- Born: 21 August 1965
- Died: 11 February 2023 (aged 57)
- Occupation(s): Film and television producer
- Spouse: Juanita Wilson

= James Flynn (producer) =

Irish film and television producer (died 2023)

James Flynn (21 August 1965 – 11 February 2023) was an Irish film and television producer. Flynn is best known for the various television and films he produced (including Vikings, The Last Duel, and The Banshees of Inisherin) and his nomination for Best Live Action Short Film at the 82nd Academy Awards for The Door. At that same Oscar ceremony, Cartoon Saloon's The Secret of Kells on which Flynn served as executive producer, was nominated for Best Animated Feature.

== Early life and education ==
James Flynn was born in 1965 in Kilmacud in County Dublin, Ireland.
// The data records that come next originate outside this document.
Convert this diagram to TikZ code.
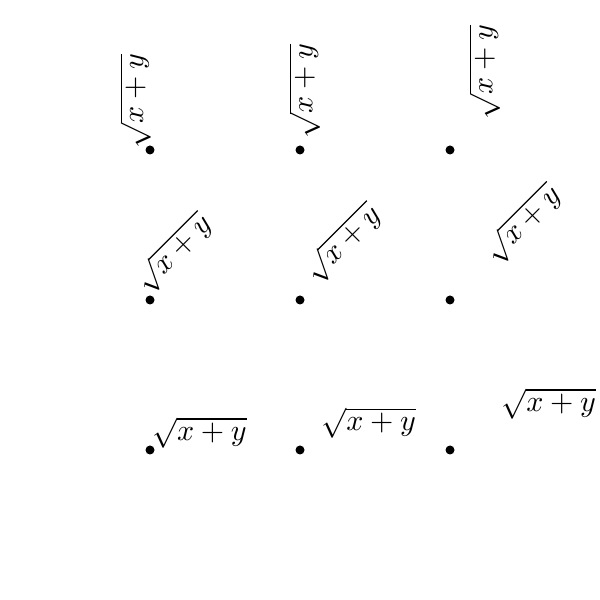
\documentclass[tikz,border=0pt]{standalone}
\begin{document}
\begin{tikzpicture}[x=50pt,y=50pt,
  pt/.style={circle,fill=black,inner sep=0pt,minimum size=3pt},
  lab/.style={inner sep=0pt,anchor=south west}]
\useasboundingbox (0,0) rectangle (4,4);
% dots
\foreach \c in {1,2,3}{
  \foreach \r in {1,2,3}{
    \node[pt] (d\c\r) at (\c,\r) {};
  }
}
% row 1: rotate 0 ; row 2: rotate 45 ; row 3: rotate 90
\foreach \r/\ang in {1/0,2/45,3/90}{
  \node[lab,rotate=\ang] (l1\r) at ([shift={(0.5pt,0.3pt)}]d1\r.center) {$\sqrt{x+y}$};
  \node[lab,rotate=\ang] (l2\r) at ([shift={(6.9pt,3.6pt)}]d2\r.center) {$\sqrt{x+y}$};
  \node[lab,rotate=\ang] (l3\r) at ([shift={(16.9pt,10pt)}]d3\r.center) {$\sqrt{x+y}$};
}
\end{tikzpicture}
\end{document}
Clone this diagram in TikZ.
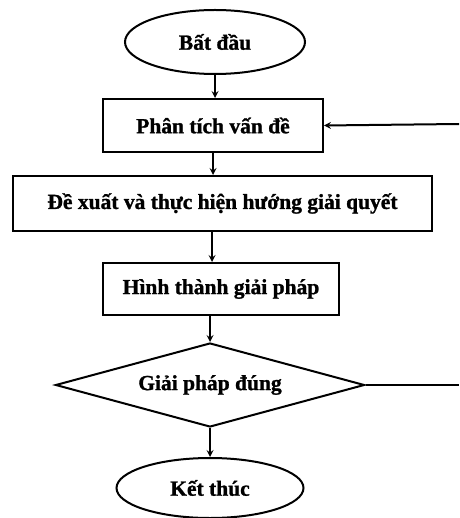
\documentclass[tikz,border=0pt]{standalone}
\usepackage{fontspec}
\setmainfont{Liberation Serif}[BoldFeatures={FakeBold=1.2}]
\usepackage{tikz}
\usetikzlibrary{shapes.geometric}

\begin{document}
\begin{tikzpicture}[x=1pt,y=-1pt,
    line width=2pt,
    every node/.style={font=\bfseries\fontsize{21.5}{26}\selectfont,inner sep=0pt},
    term/.style={draw,ellipse},
    procbox/.style={draw,rectangle},
    decide/.style={draw,diamond,aspect=3.6}]
        \useasboundingbox (0,0) rectangle (459,518);
        \node[term,minimum width=180,minimum height=64] (start) at (215,42) {Bất đầu};
        \node[procbox,minimum width=220,minimum height=53] (analyse) at (213,125.5) {Phân tích vấn đề};
        \node[procbox,minimum width=419,minimum height=55] (propose) at (222.5,203.5) {Đề xuất và thực hiện hướng giải quyết};
        \node[procbox,minimum width=236,minimum height=52] (form) at (221,289) {Hình thành giải pháp};
        \node[decide,minimum width=309,minimum height=84] (check) at (210,385) {Giải pháp đúng};
        \node[term,minimum width=187,minimum height=60] (finish) at (210,488) {Kết thúc};
        \coordinate (backin) at (459,124);
        \coordinate (backout) at (459,385);
        \draw[-stealth] (start.south) -- (start.south |- analyse.north);
        \draw[-stealth] (analyse.south) -- (analyse.south |- propose.north);
        \draw[-stealth] (212,231) -- (form.north -| 212,0);
        \draw[-stealth] (check.north |- form.south) -- (check.north);
        \draw[-stealth] (check.south) -- (finish.north);
        \draw[-stealth] (backin) -- (analyse.east);
        \draw (check.east) -- (backout);
\end{tikzpicture}
\end{document}
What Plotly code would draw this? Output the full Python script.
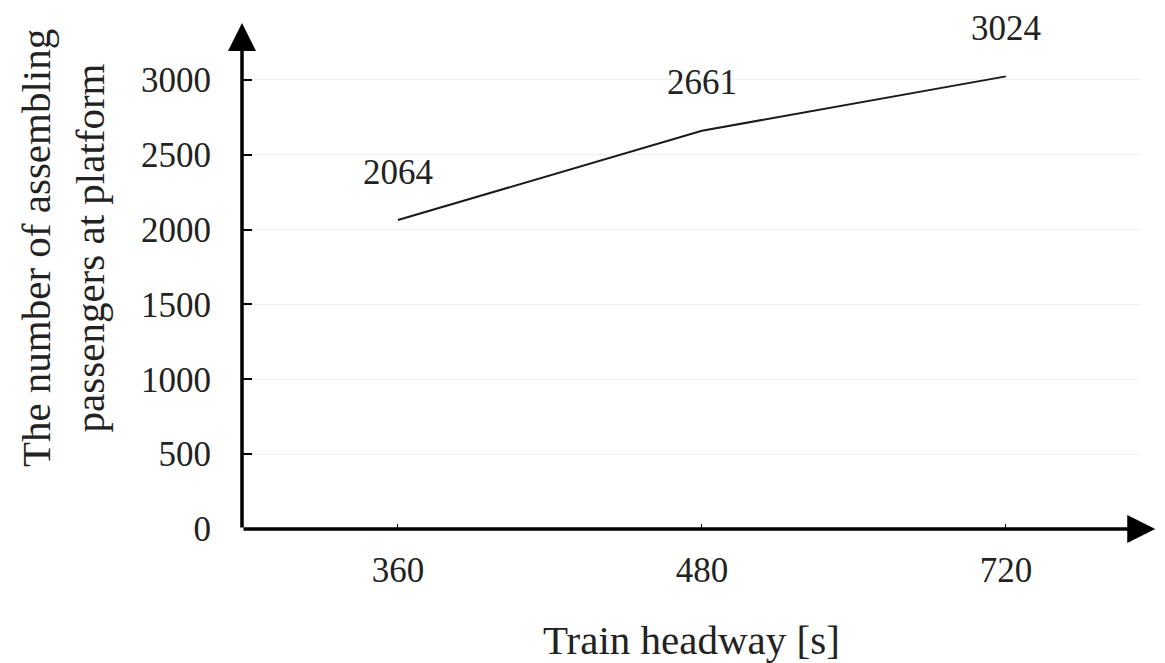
import plotly.graph_objects as go

categories = ["360", "480", "720"]
values = [2064, 2661, 3024]
y_ticks = [0, 500, 1000, 1500, 2000, 2500, 3000]
x_title = "Train headway [s]"
y_title = "The number of assembling<br>passengers at platform"

FONT = "Liberation Serif, Times New Roman, serif"
TXT = "#222"

fig = go.Figure()
fig.add_trace(go.Scatter(
    x=categories, y=values, mode="lines",
    line=dict(color="#1a1a1a", width=2), hoverinfo="skip", showlegend=False,
))

for i, v in enumerate(values):
    fig.add_annotation(x=i, y=v, text=str(v), showarrow=False, yshift=48,
                       font=dict(family=FONT, size=35, color=TXT))

# axis arrows
fig.add_annotation(xref="x domain", yref="y domain", x=0, y=1.035,
                   axref="x domain", ayref="y domain", ax=0, ay=0,
                   text="", showarrow=True,
                   arrowhead=2, arrowsize=1.6, arrowwidth=3.5, arrowcolor="black")
fig.add_annotation(xref="x domain", yref="y domain", x=1.017, y=0,
                   axref="x domain", ayref="y domain", ax=0, ay=0,
                   text="", showarrow=True,
                   arrowhead=2, arrowsize=1.6, arrowwidth=3.5, arrowcolor="black")

# axis titles
fig.add_annotation(xref="paper", yref="paper", x=-0.199, y=0.575, text=y_title,
                   showarrow=False, textangle=-90, xanchor="center", yanchor="middle",
                   font=dict(family=FONT, size=41, color=TXT))
fig.add_annotation(xref="paper", yref="paper", x=0.501, y=-0.228, text=x_title,
                   showarrow=False, xanchor="center", yanchor="middle",
                   font=dict(family=FONT, size=41, color=TXT))

fig.update_layout(
    width=1157, height=655,
    margin=dict(l=234, r=25, t=32, b=134),
    paper_bgcolor="white", plot_bgcolor="white",
    font=dict(family=FONT, size=35, color=TXT),
    xaxis=dict(
        type="category", range=[-0.513, 2.441], automargin=False,
        showgrid=False, zeroline=False, showline=False,
        ticks="inside", ticklen=5, tickwidth=1, tickcolor="black",
        ticklabelstandoff=17,
        tickfont=dict(family=FONT, size=35, color=TXT),
    ),
    yaxis=dict(
        range=[0, 3267], tickvals=y_ticks, automargin=False,
        showgrid=True, gridcolor="#f0f0f0", gridwidth=1,
        zeroline=False, showline=False,
        ticks="inside", ticklen=10, tickwidth=2, tickcolor="black",
        ticklabelstandoff=30,
        tickfont=dict(family=FONT, size=35, color=TXT),
    ),
)

fig.write_html("out.html")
He was educated at C.B.C. Monkstown. Following school, he attended University College Dublin, where he received a Bachelor of Commerce.

== Career ==
Flynn began his career at John Boorman's Merlin Films, before future Irish President Michael D. Higgins (then Minister for Arts) reestablished the Irish Film Board, where Flynn became a senior executive.

In 1997, he and filmmaker and future wife Juanita Wilson, set up Metropolitan Film Productions.

During his career, Flynn served as producer on The Tudors, Vikings, As If I Am Not There, Tomato Red, The Count of Monte Cristo, Disenchanted, The Last Duel, and The Banshees of Inisherin.

== Death and legacy ==
Flynn died on 11 February 2023 at the age of 57, following a short illness.

After his death, Flynn's contribution to the Irish film industry was praised by the Irish president, Michael D. Higgins.

Neil Jordan, who worked with him on films such as Ondine and Greta, praised his honesty, saying that he was "absolutely honourable in all his dealings".